**Exercise instructions:**
Quote all of the data exactly as given. Skip every picture it contains.
* BEGIN Data provided *
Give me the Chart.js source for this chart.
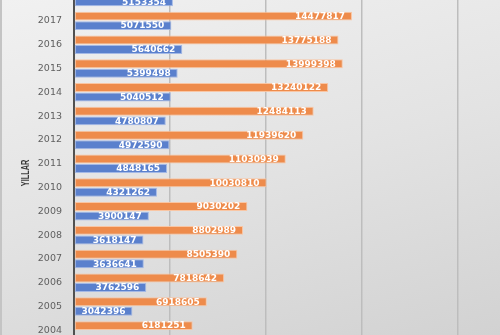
<!DOCTYPE html>
<html>
<head>
<meta charset="utf-8">
<script src="https://cdn.jsdelivr.net/npm/chart.js@4/dist/chart.umd.min.js"></script>
<style>
  html, body { margin: 0; padding: 0; }
  body {
    width: 500px; height: 335px; overflow: hidden; position: relative;
    background: linear-gradient(165deg, #f1f1f1 0%, #e3e3e3 50%, #d2d2d2 100%);
  }
  #edge { position: absolute; left: 0; top: 0; width: 2px; height: 335px; background: #c4c4c4; }
  #wrap { position: absolute; left: 0; top: -40px; width: 570px; height: 400px; }
</style>
</head>
<body>
<div id="wrap"><canvas id="c" width="570" height="400"></canvas></div>
<div id="edge"></div>
<script>
// Years, newest at the top
const years = ['2018', '2017', '2016', '2015', '2014', '2013', '2012', '2011', '2010', '2009', '2008', '2007', '2006', '2005', '2004'];
// Orange series (upper bar of each year)
const orangeValues = [null, 14477817, 13775188, 13999398, 13240122, 12484113, 11939620, 11030939, 10030810, 9030202, 8802989, 8505390, 7818642, 6918605, 6181251];
// Blue series (lower bar of each year)
const blueValues = [5153354, 5071550, 5640662, 5399498, 5040512, 4780807, 4972590, 4848165, 4321262, 3900147, 3618147, 3636641, 3762596, 3042396, null];
const axisTitle = 'YILLAR';
const xMax = 25000000;
const xStep = 5000000;

// White value labels drawn inside the end of each bar
const barLabels = {
  id: 'barLabels',
  afterDatasetsDraw(chart) {
    const ctx = chart.ctx;
    ctx.save();
    ctx.font = 'bold 9px "DejaVu Sans"';
    ctx.fillStyle = '#ffffff';
    ctx.textAlign = 'right';
    ctx.textBaseline = 'middle';
    chart.data.datasets.forEach((ds, i) => {
      chart.getDatasetMeta(i).data.forEach((el, j) => {
        const v = ds.data[j];
        if (v == null) return;
        ctx.fillText(String(v), el.x - 7, el.y + 0.5);
      });
    });
    ctx.restore();
  }
};

// Rotated, condensed axis title on the left
const sideTitle = {
  id: 'sideTitle',
  afterDraw(chart) {
    const ctx = chart.ctx;
    ctx.save();
    ctx.translate(26, 213);
    ctx.rotate(-Math.PI / 2);
    ctx.scale(0.7, 1);
    ctx.font = 'bold 10.5px "Liberation Sans Narrow", "Liberation Sans"';
    ctx.fillStyle = '#3a3a3a';
    ctx.textAlign = 'center';
    ctx.textBaseline = 'middle';
    ctx.fillText(axisTitle, 0, 0);
    ctx.restore();
  }
};

new Chart(document.getElementById('c'), {
  type: 'bar',
  data: {
    labels: years,
    datasets: [
      {
        data: orangeValues,
        backgroundColor: '#ee8b4b',
        borderColor: 'rgba(250,196,160,0.95)',
        borderWidth: 1,
        borderSkipped: false,
        categoryPercentage: 0.8,
        barPercentage: 0.94
      },
      {
        data: blueValues,
        backgroundColor: '#5a80cd',
        borderColor: 'rgba(160,182,230,0.95)',
        borderWidth: 1,
        borderSkipped: false,
        categoryPercentage: 0.8,
        barPercentage: 0.94
      }
    ]
  },
  options: {
    indexAxis: 'y',
    responsive: false,
    animation: false,
    devicePixelRatio: 1,
    layout: { padding: { top: 25.15, bottom: 13.35, left: 0, right: 16 } },
    plugins: { legend: { display: false }, tooltip: { enabled: false } },
    scales: {
      x: {
        min: 0, max: xMax,
        ticks: { display: false, stepSize: xStep },
        grid: { color: '#bdbdbd', lineWidth: 1.5, drawTicks: false },
        border: { display: false },
        afterFit(scale) { scale.height = 0; }
      },
      y: {
        grid: { display: false, drawTicks: false },
        border: { display: true, color: '#505050', width: 2 },
        ticks: {
          color: '#5f5f5f',
          padding: 12,
          font: { family: '"DejaVu Sans"', size: 9.5 }
        },
        afterFit(scale) { scale.width = 74; }
      }
    }
  },
  plugins: [barLabels, sideTitle]
});
</script>
</body>
</html>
* END Data provided *
**Solution to the problem:**
Give me the Chart.js source for this chart.
<!DOCTYPE html>
<html>
<head>
<meta charset="utf-8">
<script src="https://cdn.jsdelivr.net/npm/chart.js@4/dist/chart.umd.min.js"></script>
<style>
  html, body { margin: 0; padding: 0; }
  body {
    width: 500px; height: 335px; overflow: hidden; position: relative;
    background: linear-gradient(165deg, #f1f1f1 0%, #e3e3e3 50%, #d2d2d2 100%);
  }
  #edge { position: absolute; left: 0; top: 0; width: 2px; height: 335px; background: #c4c4c4; }
  #wrap { position: absolute; left: 0; top: -40px; width: 570px; height: 400px; }
</style>
</head>
<body>
<div id="wrap"><canvas id="c" width="570" height="400"></canvas></div>
<div id="edge"></div>
<script>
// Years, newest at the top
const years = ['2018', '2017', '2016', '2015', '2014', '2013', '2012', '2011', '2010', '2009', '2008', '2007', '2006', '2005', '2004'];
// Orange series (upper bar of each year)
const orangeValues = [null, 14477817, 13775188, 13999398, 13240122, 12484113, 11939620, 11030939, 10030810, 9030202, 8802989, 8505390, 7818642, 6918605, 6181251];
// Blue series (lower bar of each year)
const blueValues = [5153354, 5071550, 5640662, 5399498, 5040512, 4780807, 4972590, 4848165, 4321262, 3900147, 3618147, 3636641, 3762596, 3042396, null];
const axisTitle = 'YILLAR';
const xMax = 25000000;
const xStep = 5000000;

// White value labels drawn inside the end of each bar
const barLabels = {
  id: 'barLabels',
  afterDatasetsDraw(chart) {
    const ctx = chart.ctx;
    ctx.save();
    ctx.font = 'bold 9px "DejaVu Sans"';
    ctx.fillStyle = '#ffffff';
    ctx.textAlign = 'right';
    ctx.textBaseline = 'middle';
    chart.data.datasets.forEach((ds, i) => {
      chart.getDatasetMeta(i).data.forEach((el, j) => {
        const v = ds.data[j];
        if (v == null) return;
        ctx.fillText(String(v), el.x - 7, el.y + 0.5);
      });
    });
    ctx.restore();
  }
};

// Rotated, condensed axis title on the left
const sideTitle = {
  id: 'sideTitle',
  afterDraw(chart) {
    const ctx = chart.ctx;
    ctx.save();
    ctx.translate(26, 213);
    ctx.rotate(-Math.PI / 2);
    ctx.scale(0.7, 1);
    ctx.font = 'bold 10.5px "Liberation Sans Narrow", "Liberation Sans"';
    ctx.fillStyle = '#3a3a3a';
    ctx.textAlign = 'center';
    ctx.textBaseline = 'middle';
    ctx.fillText(axisTitle, 0, 0);
    ctx.restore();
  }
};

new Chart(document.getElementById('c'), {
  type: 'bar',
  data: {
    labels: years,
    datasets: [
      {
        data: orangeValues,
        backgroundColor: '#ee8b4b',
        borderColor: 'rgba(250,196,160,0.95)',
        borderWidth: 1,
        borderSkipped: false,
        categoryPercentage: 0.8,
        barPercentage: 0.94
      },
      {
        data: blueValues,
        backgroundColor: '#5a80cd',
        borderColor: 'rgba(160,182,230,0.95)',
        borderWidth: 1,
        borderSkipped: false,
        categoryPercentage: 0.8,
        barPercentage: 0.94
      }
    ]
  },
  options: {
    indexAxis: 'y',
    responsive: false,
    animation: false,
    devicePixelRatio: 1,
    layout: { padding: { top: 25.15, bottom: 13.35, left: 0, right: 16 } },
    plugins: { legend: { display: false }, tooltip: { enabled: false } },
    scales: {
      x: {
        min: 0, max: xMax,
        ticks: { display: false, stepSize: xStep },
        grid: { color: '#bdbdbd', lineWidth: 1.5, drawTicks: false },
        border: { display: false },
        afterFit(scale) { scale.height = 0; }
      },
      y: {
        grid: { display: false, drawTicks: false },
        border: { display: true, color: '#505050', width: 2 },
        ticks: {
          color: '#5f5f5f',
          padding: 12,
          font: { family: '"DejaVu Sans"', size: 9.5 }
        },
        afterFit(scale) { scale.width = 74; }
      }
    }
  },
  plugins: [barLabels, sideTitle]
});
</script>
</body>
</html>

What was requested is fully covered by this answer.